My kids become vampires at bedtime.
After a long day of giving my all, I find they still want to suck the life out of me at the close of day.
Let's look at it from their perspective. It's dark. They've been with people all day and now they're expected to stay in their beds by themselves. IN THE DARK. There are shadows, and noises, and possibly some unresolved emotions from the day. They wonder who--or what--is in the closet, under their bed, or outside their window. No wonder they are often unsettled at bedtime. No wonder they resist, whine, act out, cling, etc.
I'm going to shift gears for a minute and share what my husband and I have done to help our children deal with bad dreams. Parenting is not an 8 to 5 sort of thing. I consider myself on-call 24/7 as a mother. Early in our marriage, we decided on a procedure for nighttime visits from our children and it has worked quite well for us.
I write this blog post the day after our youngest came to our bed in the night because she had a bad dream. To give some context, I'd like to include that we've lived in a new house for a short period of time. She is ten and sleeps in a downstairs bedroom, which she hasn't done for five years. On top of that, because of a problem with carpet in our new house, she's actually sleeping in a bedroom that is not her own, still surrounded by boxes. For the first two nights in the house, she wouldn't sleep downstairs at all.
She came to my bedside around 3 AM because she had a bad dream. I let her get in bed with me and held her. I let her cry. I asked her what the dream was about and she told me. We were all trapped in a room and were burning to death. Pretty bleak. I comforted her and let her stay in my bed for around 20-30 minutes. Then I asked if she was ready to go back to her bed and she said yes. I told her I'd take her back and even stay with her in her bed for a bit. Just after 4 AM, I returned to my bed.
Here is the procedure: Our kids are always welcome to come to us, even in the middle of the night. Even when we're groggy, sleep-deprived and dead tired. They are always welcome. We take the time to give them what they need: companionship, comfort, a listening ear, a shoulder to cry on, or whatever the case may be. The second part of the deal is they always return to their own bed.

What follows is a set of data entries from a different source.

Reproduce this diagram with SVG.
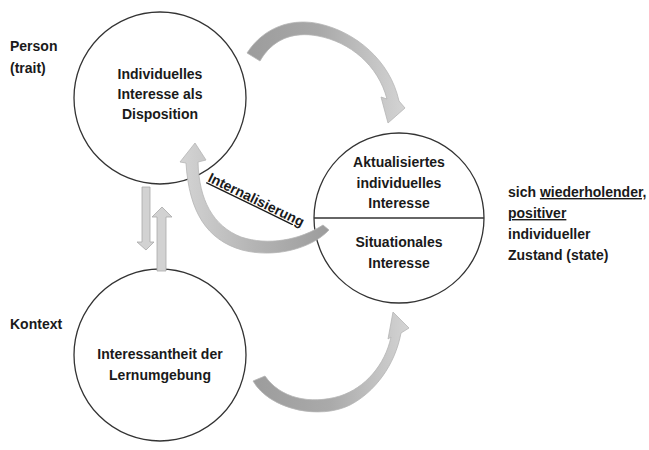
<svg xmlns="http://www.w3.org/2000/svg" width="649" height="450" viewBox="0 0 649 450">
<defs>
<style>
.t{font-family:"Liberation Sans",Arial,sans-serif;font-weight:bold;font-size:14px;fill:#1a1a1a}
.c{text-anchor:middle}
.node{fill:#fff;stroke:#333;stroke-width:1.3}
.arr{stroke:#b5b5b5;stroke-width:0.8}
.va{fill:#d2d2d2;stroke:#a8a8a8;stroke-width:0.8}
</style>
<linearGradient id="gTop" x1="0" y1="0" x2="1" y2="0">
<stop offset="0" stop-color="#9c9c9c"/><stop offset="0.45" stop-color="#a8a8a8"/><stop offset="1" stop-color="#d4d4d4"/>
</linearGradient>
<linearGradient id="gMid" x1="1" y1="0" x2="0" y2="0">
<stop offset="0" stop-color="#9c9c9c"/><stop offset="0.5" stop-color="#b4b4b4"/><stop offset="1" stop-color="#d4d4d4"/>
</linearGradient>
<linearGradient id="gBot" x1="0" y1="0" x2="1" y2="0">
<stop offset="0" stop-color="#9c9c9c"/><stop offset="0.5" stop-color="#aaaaaa"/><stop offset="1" stop-color="#d4d4d4"/>
</linearGradient>
</defs>
<rect width="649" height="450" fill="#fff"/>

<g id="labels">
<text class="t" x="10" y="51">Person</text>
<text class="t" x="10" y="73">(trait)</text>
<text class="t" x="10" y="329">Kontext</text>
</g>

<g id="node-disposition">
<circle class="node" cx="160" cy="98" r="86"/>
<text class="t c" x="160" y="79">Individuelles</text>
<text class="t c" x="160" y="99">Interesse als</text>
<text class="t c" x="160" y="119">Disposition</text>
</g>

<g id="node-state">
<circle class="node" cx="399" cy="218" r="85"/>
<line x1="314" y1="218" x2="484" y2="218" stroke="#333" stroke-width="1.3"/>
<text class="t c" x="399" y="167">Aktualisiertes</text>
<text class="t c" x="399" y="188">individuelles</text>
<text class="t c" x="399" y="208">Interesse</text>
<text class="t c" x="399" y="247">Situationales</text>
<text class="t c" x="399" y="268">Interesse</text>
</g>

<g id="node-kontext">
<circle class="node" cx="160" cy="355" r="86"/>
<text class="t c" x="160" y="359">Interessantheit der</text>
<text class="t c" x="160" y="380">Lernumgebung</text>
</g>

<g id="node-zustand">
<text class="t" x="508" y="197">sich <tspan text-decoration="underline">wiederholender,</tspan></text>
<text class="t" x="508" y="218" text-decoration="underline">positiver</text>
<text class="t" x="508" y="239">individueller</text>
<text class="t" x="508" y="260">Zustand (state)</text>
</g>

<g id="connectors">
<path class="arr" fill="url(#gTop)" d="M247,53 C265,25 295,18 320,24 C355,32 390,60 399,101 L405,108 L388,123 L381,97 L387,99 C378,65 350,42 318,36 C292,31 272,40 260,61 Z"/>
<path class="arr" fill="url(#gMid)" d="M329,230 C310,250 272,258 242,250 C207,240 189,212 186,163 L180,162 L195,143 L206,160 L198,162 C199,200 213,226 241,237 C268,246 300,240 323,225 Z"/>
<path class="arr" fill="url(#gBot)" d="M253,381 C270,410 320,420 350,405 C375,392 395,365 401,333 L409,328 L393,312 L388,339 L391,337 C385,365 365,388 340,396 C310,405 280,398 265,376 Z"/>
<path class="va" d="M142,187 L150,187 L150,242 L154,242 L146,250 L137,242 L142,242 Z"/>
<path class="va" d="M157,271 L166,271 L166,217 L172,217 L162,207 L152,217 L157,217 Z"/>
<text class="t" x="0" y="0" text-decoration="underline" transform="translate(207,181) rotate(26)">Internalisierung</text>
</g>
</svg>
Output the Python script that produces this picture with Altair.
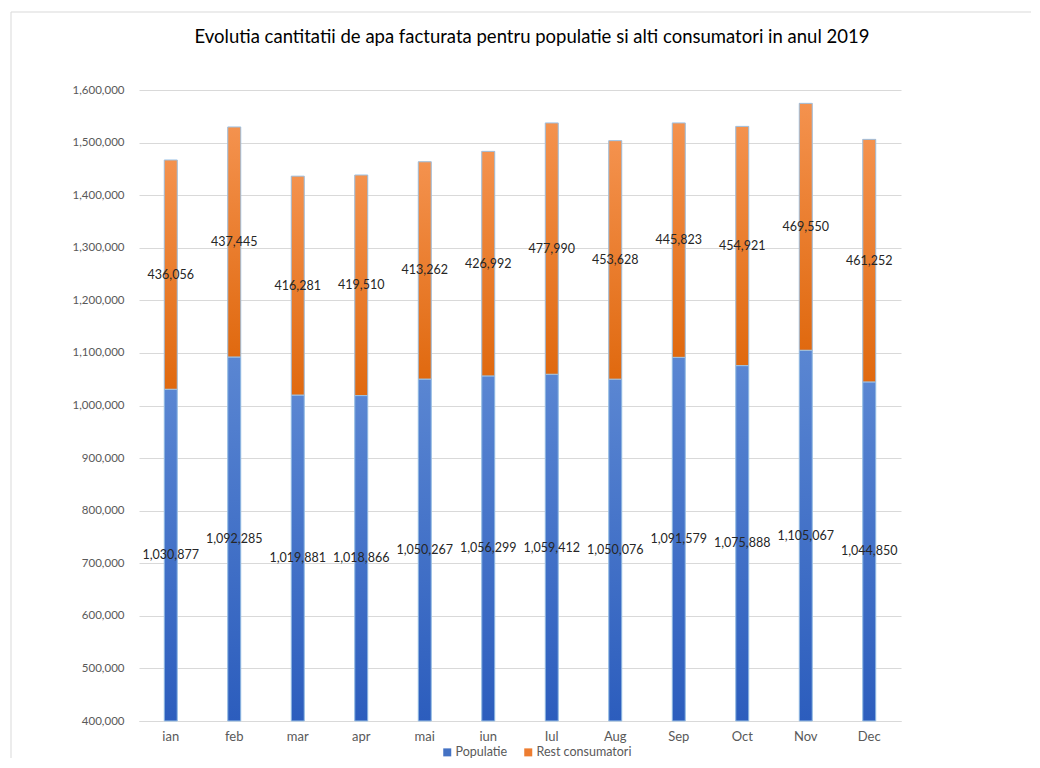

We take them back to their room, tuck them in, kiss and hug them, and say goodnight once more. If they have had a particularly unsettling dream, or if there are special circumstances, I will stay with them in their bed for a bit as well, but I will always go back to my own bed.
What made us decide on this procedure? We wanted our kids to know that we are always there for them, but we also wanted to protect our boundaries and help them find the courage to face fears. For us, this works well. Our kids don't complain about going back to bed. I don't think they stay in their beds afraid either, wondering if they should come to us. They know they can come to us. The time we spend consoling them does the trick. They know what to expect, which empowers them. They feel connected, watched over, listened to, and taken care of. Their needs are filled and they can return to their beds and try again to get some restful sleep. Even with all the special circumstances of the last late-nigh visit, our daughter knew what to expect and had the courage to go back to her temporary room in a new house.
So back to the vampires. Kids love to have their parents present at bedtime. I know the days are long, and I'll admit sometimes all they get is a hug and kiss goodnight because I've got nothing left. But I have found it is best if they have some one-on-one time with each parent at bedtime. I like to have them tell me three things they're grateful for, or something good and bad from the day as well as something they're looking forward to. I try to listen (sometimes I zone out), I try to give a bit more. One of their favorite things is for me to sing them a song. They also love a little back scratch or shoulder massage. I like to give when I can. Why? Because they deserve to feel safe, loved, important, even cherished.
Challenge: Establish a bedtime routine in your home as well as a procedure for what to do when your kids visit you in the middle of the night. (Note: while my husband and I both participate in the bedtime routine, I almost always do the middle of the night thing. They always seem to come to me. I'm pretty sure it's because my husband is dead to the world. And maybe they just prefer mom in times like that. If there is puke involved, however, it's more of a team effort.)